An affecting portrait of the first American combat fatality in the Iraq war, and of those who suffered his loss.
As Hartford Courant staff writer Buck (Flight of Passage, 1997) reports, Marine Lt. Shane Childers was “one of a handful of grunts picked every year for promotion from the enlisted to commissioned officer ranks,” and for good reason: he excelled at everything he turned his hand to, had grown from redneck to world traveler and would-be French teacher, and was “the kind of soldier whom all the enlisted men and officers boasted about and who was well known throughout the network of Marine bases across the country.” His legend, the reader is left to presume, will only increase in the wake of his death.

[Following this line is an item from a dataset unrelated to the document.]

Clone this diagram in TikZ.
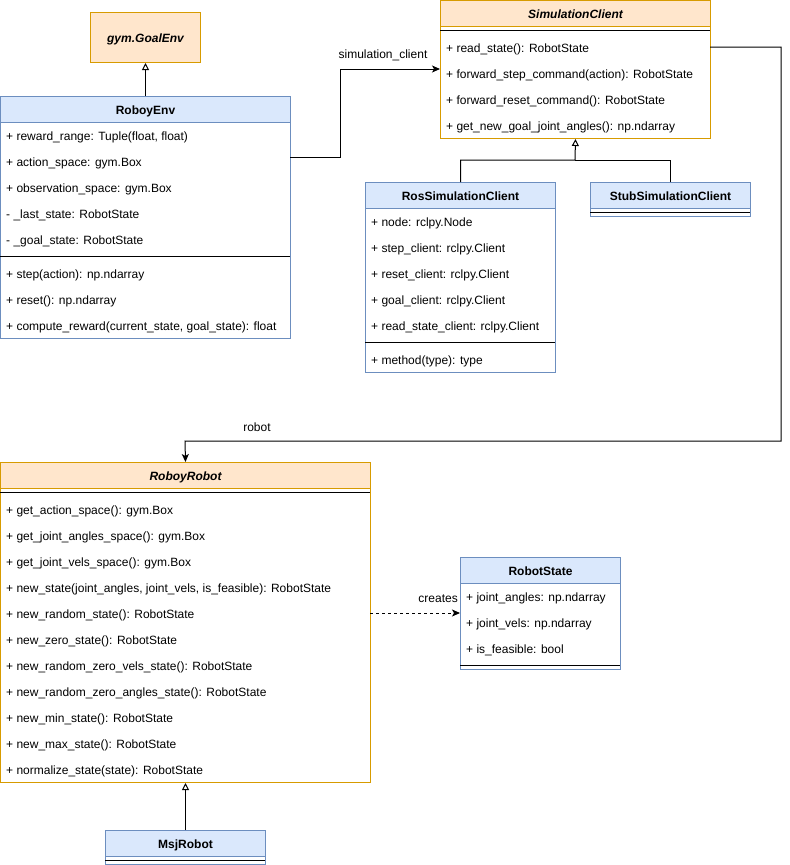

Shot down only a dozen hours after assuming command of a rifle platoon while attempting to secure an Iraqi oil-pumping station, Childers was an exemplary soldier; of that Buck leaves no doubt. But there are other noteworthy soldiers in Buck’s cast of characters, including the young CACO, or Casualty Assistance Calls Officer, assigned to bring the news of Childers’s death to his family. Buck’s leisurely developed account of the rituals by which Marines attend to their fallen is very well done, though at points not for the squeamish. Well done, too, are the character studies that emerge as Buck relates the effects of Childers’s death on his small community and his many relatives. Childers’s inconsolable Vietnam vet father and his mother wrestle early on with the question of whether to inter him in Arlington National Cemetery, “buried in the company of soldiers he practically knew,” but decide instead to return him to the Wyoming mountain country he loved; in each step of reaching each decision, they emerge as people of great principle. So do Childers’s fellow Marines, and particularly that young captain, who questions the war in Iraq but nonetheless lobbies hard to be sent to fight there, doing the job he was trained to do.
A fine and moving story, full of heroes.